CUDA memory usage high for large --num_decode

Question

CUDA memory usage high for large --num_decode

JamesALumley opened this issue 4 years ago · comments

Memory usage is high when generating large numbers of output smiles from a single input. Perhaps the intent is to only generate a few output smiles based on a single input? But when generating large numbers of smiles from a single input, the code has significant usability issues as per below error (reliance on memory bound data structure). In the below case the model was trained on ~20K mols -> 100K pairs and theoretically should have enough diversity to generate a large number of changes to the input smiles:

python decode.py --test single_smiles.smi --vocab training.vocab --model ./models/model.10 --num_decode 10000 --batch_size 1

Traceback (most recent call last):
File "../hgraph2graph/decode.py", line 69, in
new_mols = model.translate(batch[1], args.num_decode, args.enum_root, args.greedy)
File "/hpc/scratch/nvme1/HeirVAE/hgraph2graph/hgraph/hgnn.py", line 96, in translate
return self.decoder.decode( (root_vecs, z_tree_vecs, z_graph_vecs), greedy=greedy)
File "/hpc/scratch/nvme1/HeirVAE/hgraph2graph/hgraph/decoder.py", line 322, in decode
hinter = HTuple( mess = self.rnn_cell.get_init_state(tree_tensors[1]) )
File "/hpc/scratch/nvme1/HeirVAE/hgraph2graph/hgraph/rnn.py", line 76, in get_init_state
c = torch.zeros(len(fmess), self.hidden_size, device=fmess.device)
RuntimeError: CUDA out of memory. Tried to allocate 2.01 GiB (GPU 0; 10.92 GiB total capacity; 8.94 GiB already allocated; 1.29 GiB free; 9.21 GiB reserved in total by PyTorch)

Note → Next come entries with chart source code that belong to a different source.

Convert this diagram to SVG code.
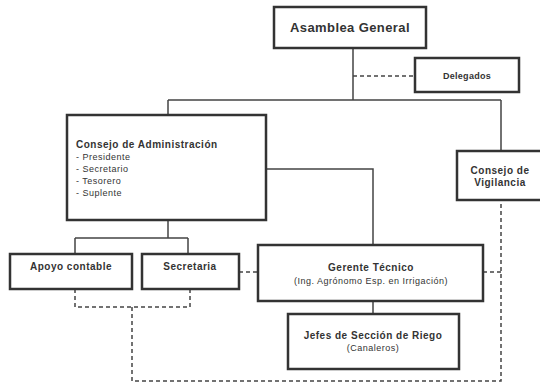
<svg xmlns="http://www.w3.org/2000/svg" width="540" height="383" viewBox="0 0 540 383">
<style>
.box{fill:#fff;stroke:#333;stroke-width:2.5}
.ln{fill:none;stroke:#444;stroke-width:1.5}
.dl{fill:none;stroke:#444;stroke-width:1.5;stroke-dasharray:4 3}
text{font-family:"Liberation Sans",Arial,sans-serif;fill:#333}
.b{font-weight:bold;font-size:10px;letter-spacing:0.5px}
.n{font-size:9px;letter-spacing:0.5px}
</style>
<rect width="540" height="383" fill="#fff"/>
<g id="connectors">
<path class="ln" d="M353 48V100M168 100H501M168 100V115M501 100V151"/>
<path class="ln" d="M266 169H373V245"/>
<path class="ln" d="M168 220V238M75 238H188M75 238V254M188 238V254"/>
<path class="ln" d="M373 301V314"/>
<path class="dl" d="M353 76H415"/>
<path class="dl" d="M239 272H258"/>
<path class="dl" d="M483 272H501"/>
<path class="dl" d="M75 289V307H190V289"/>
<path class="dl" d="M132 307V381H501V200"/>
</g>
<g id="asamblea">
<rect class="box" x="274" y="7" width="152" height="41"/>
<text x="350" y="32" text-anchor="middle" font-weight="bold" font-size="13" letter-spacing="0.4">Asamblea General</text>
</g>
<g id="delegados">
<rect class="box" x="415" y="58" width="104" height="34"/>
<text class="b" x="467" y="79" text-anchor="middle" style="font-size:9px;letter-spacing:0.3px">Delegados</text>
</g>
<g id="consejo-admin">
<rect class="box" x="67" y="115" width="199" height="105"/>
<text class="b" x="76" y="148">Consejo de Administración</text>
<text class="n" x="76" y="160">- Presidente</text>
<text class="n" x="76" y="172">- Secretario</text>
<text class="n" x="76" y="184">- Tesorero</text>
<text class="n" x="76" y="196">- Suplente</text>
</g>
<g id="consejo-vigilancia">
<rect class="box" x="457" y="151" width="85" height="49"/>
<text class="b" x="500" y="174" text-anchor="middle">Consejo de</text>
<text class="b" x="500" y="186" text-anchor="middle">Vigilancia</text>
</g>
<g id="apoyo">
<rect class="box" x="10" y="254" width="122" height="35"/>
<text class="b" x="71" y="270" text-anchor="middle">Apoyo contable</text>
</g>
<g id="secretaria">
<rect class="box" x="142" y="254" width="97" height="35"/>
<text class="b" x="190" y="270" text-anchor="middle">Secretaria</text>
</g>
<g id="gerente">
<rect class="box" x="258" y="245" width="225" height="56"/>
<text class="b" x="371" y="271" text-anchor="middle">Gerente Técnico</text>
<text class="n" x="371" y="284" text-anchor="middle">(Ing. Agrónomo Esp. en Irrigación)</text>
</g>
<g id="jefes">
<rect class="box" x="288" y="314" width="171" height="55"/>
<text class="b" x="373" y="339" text-anchor="middle">Jefes de Sección de Riego</text>
<text class="n" x="373" y="351" text-anchor="middle">(Canaleros)</text>
</g>
</svg>
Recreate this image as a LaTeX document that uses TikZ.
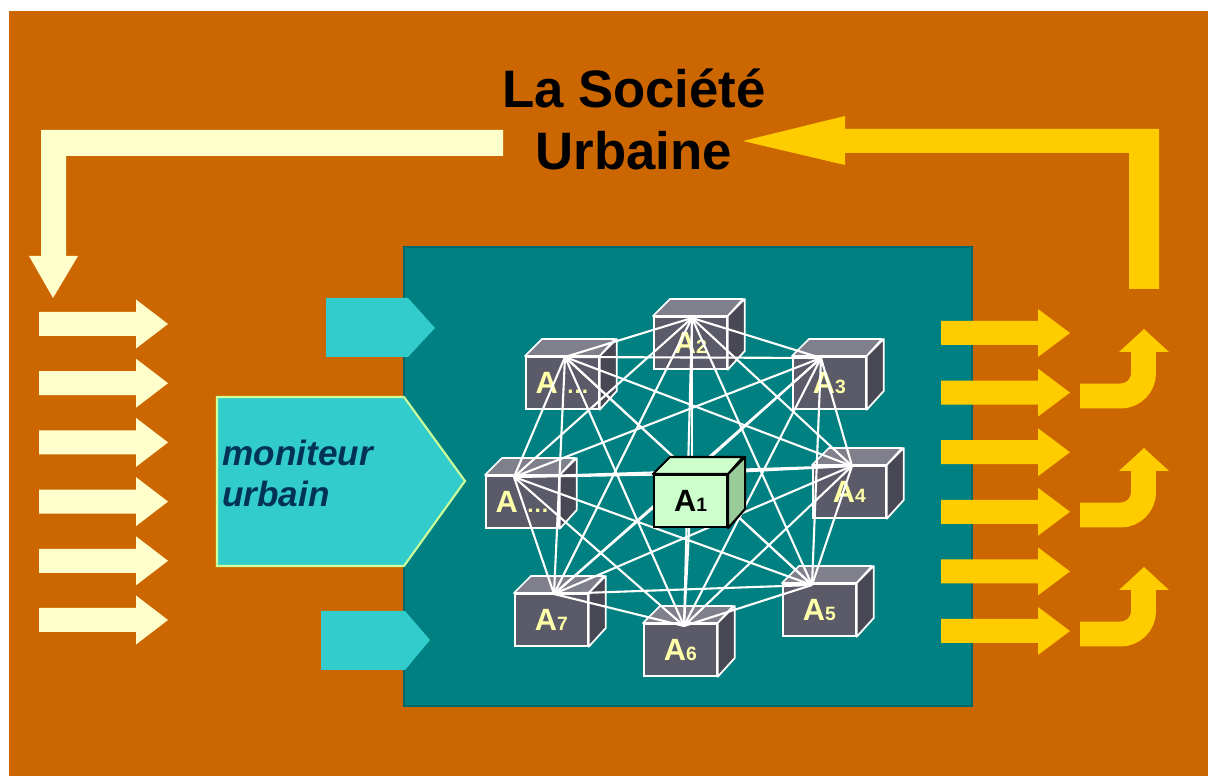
\documentclass[tikz,border=0pt]{standalone}
\usepackage{fontspec}
\setmainfont{Liberation Sans}
\definecolor{bgorange}{HTML}{CC6600}
\definecolor{cream}{HTML}{FFFFCC}
\definecolor{gold}{HTML}{FFCC00}
\definecolor{teal0}{HTML}{008080}
\definecolor{tealdark}{HTML}{006868}
\definecolor{cyanbox}{HTML}{33CCCC}
\definecolor{cyanedge}{HTML}{CCFF99}
\definecolor{navy}{HTML}{003355}
\definecolor{cfront}{RGB}{90,90,104}
\definecolor{ctopc}{RGB}{128,128,140}
\definecolor{csidec}{RGB}{72,72,84}
\definecolor{labelyellow}{HTML}{FFFFAA}
\definecolor{gfront}{HTML}{CCFFCC}
\definecolor{gside}{HTML}{99CC99}
\tikzset{
  ofront/.style={draw=white, fill=cfront, line width=1pt, minimum width=1.46cm, minimum height=1.04cm, inner sep=0pt, text=labelyellow, font=\bfseries\fontsize{17.5}{20}\selectfont},
  ctop/.style={draw=white, fill=ctopc, line width=1pt, line join=round},
  cside/.style={draw=white, fill=csidec, line width=1pt, line join=round},
  gfrontst/.style={draw=black, fill=gfront, line width=1.2pt, minimum width=1.46cm, minimum height=1.04cm, inner sep=0pt, text=black, font=\bfseries\fontsize{17.5}{20}\selectfont},
  gtop/.style={draw=black, fill=gfront, line width=1.2pt, line join=round},
  gsidest/.style={draw=black, fill=gside, line width=1.2pt, line join=round},
  link/.style={draw=white, line width=1.2pt},
  title/.style={font=\bfseries\fontsize{30}{35}\selectfont, text=black, inner sep=0pt},
  moni/.style={font=\bfseries\itshape\fontsize{20}{24}\selectfont, text=navy, inner sep=0pt},
  pent/.style={fill=cyanbox}
}
\newcommand\subsz[1]{{\fontsize{11}{11}\selectfont #1}}
\newcommand\dotsz{{\fontsize{13}{13}\selectfont …}}
\newcommand\ocube[4]{%
  \node[ofront, anchor=north west] (#1) at (#2,#3) {#4};
  \filldraw[ctop] (#1.north west) -- ++(17,-17) -- ++(73,0) -- (#1.north east) -- cycle;
  \filldraw[cside] (#1.north east) -- ++(17,-17) -- ++(0,52) -- (#1.south east) -- cycle;
}
\begin{document}
\begin{tikzpicture}[x=0.02cm,y=-0.02cm]
\useasboundingbox (0,0) rectangle (1208,776);
\fill[white] (0,0) rectangle (1208,776);
\fill[bgorange] (9,11) rectangle (1208,776);

% top-left cream arrow
\fill[cream] (503,130) -- (41,130) -- (41,256) -- (29,256) -- (53,298) -- (78,256) -- (66,256) -- (66,156) -- (503,156) -- cycle;
% top-right gold arrow
\fill[gold] (1159,129) -- (1159,289) -- (1129,289) -- (1129,153) -- (845,153) -- (845,165) -- (743,141) -- (845,116) -- (845,129) -- cycle;

% title
\node[title, anchor=base] (t1) at (634,108) {La Société};
\node[title, anchor=base] (t2) at (634,170) {Urbaine};

% left cream arrows
\foreach \c in {324,383.2,442.4,501.6,560.8,620}{
  \fill[cream] (39,\c-12) -- (136,\c-12) -- (136,\c-24.5) -- (168,\c) -- (136,\c+24.5) -- (136,\c+12) -- (39,\c+12) -- cycle;
}

% teal box
\filldraw[fill=teal0, draw=tealdark, line width=1.5pt] (404,247) rectangle (972,706);

% right gold arrows
\foreach \c in {333,392.6,452.2,511.8,571.4,631}{
  \fill[gold] (941,\c-12) -- (1038,\c-12) -- (1038,\c-24) -- (1070,\c) -- (1038,\c+24) -- (1038,\c+12) -- (941,\c+12) -- cycle;
}
% curved gold arrows
\foreach \s in {0,119,238}{
  \draw[gold, line width=14.2pt, rounded corners=13pt] (1080,396+\s) -- (1143.5,396+\s) -- (1143.5,350+\s);
  \fill[gold] (1119,352+\s) -- (1144,329+\s) -- (1169,352+\s) -- cycle;
}

% cyan pentagons
\fill[pent] (326,298) -- (408,298) -- (435,328) -- (408,357) -- (326,357) -- cycle;
\filldraw[pent, draw=cyanedge, line width=1.2pt] (217,397) -- (404,397) -- (465,481) -- (404,566) -- (217,566) -- cycle;
\fill[pent] (321,611) -- (405,611) -- (430,640) -- (405,670) -- (321,670) -- cycle;
\node[moni, anchor=base west] (m1) at (222,466) {moniteur};
\node[moni, anchor=base west] (m2) at (222,507) {urbain};

% outer cubes
\ocube{ad1}{525}{356}{A \dotsz}
\ocube{a2}{653}{316}{A\subsz{2}}
\ocube{a3}{792}{356}{A\subsz{3}}
\ocube{a4}{812}{465}{A\subsz{4}}
\ocube{a5}{782}{583}{A\subsz{5}}
\ocube{a6}{643}{623}{A\subsz{6}}
\ocube{a7}{514}{593}{A\subsz{7}}
\ocube{ad2}{485}{475}{A \dotsz}

% connection points
\coordinate (c0) at (692,474);
\coordinate (c1) at (565,357);
\coordinate (c2) at (692,318);
\coordinate (c3) at (821,358);
\coordinate (c4) at (852,466);
\coordinate (c5) at (812,585);
\coordinate (c6) at (684,626);
\coordinate (c7) at (554,594);
\coordinate (c8) at (514,477);

\foreach \i in {0,...,8}{
  \foreach \j in {0,...,8}{
    \ifnum\i<\j \draw[link] (c\i) -- (c\j); \fi
  }
}

% central cube A1
\node[gfrontst, anchor=north west] (a1) at (653,474) {A\subsz{1}};
\filldraw[gtop] (a1.north west) -- ++(17,-17) -- ++(73,0) -- (a1.north east) -- cycle;
\filldraw[gsidest] (a1.north east) -- ++(17,-17) -- ++(0,52) -- (a1.south east) -- cycle;
\end{tikzpicture}
\end{document}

Wengong Jin · Answer 1 · Wed Jul 22 2020 03:49:29 GMT+0800 (China Standard Time)

Hi,

When you have --num_decode 10000, the code will create a large batch of batch_size 10000. It's hard for the model to decode 10000 molecules in one batch. Therefore you need to split 10000 decoding attempts into several batches.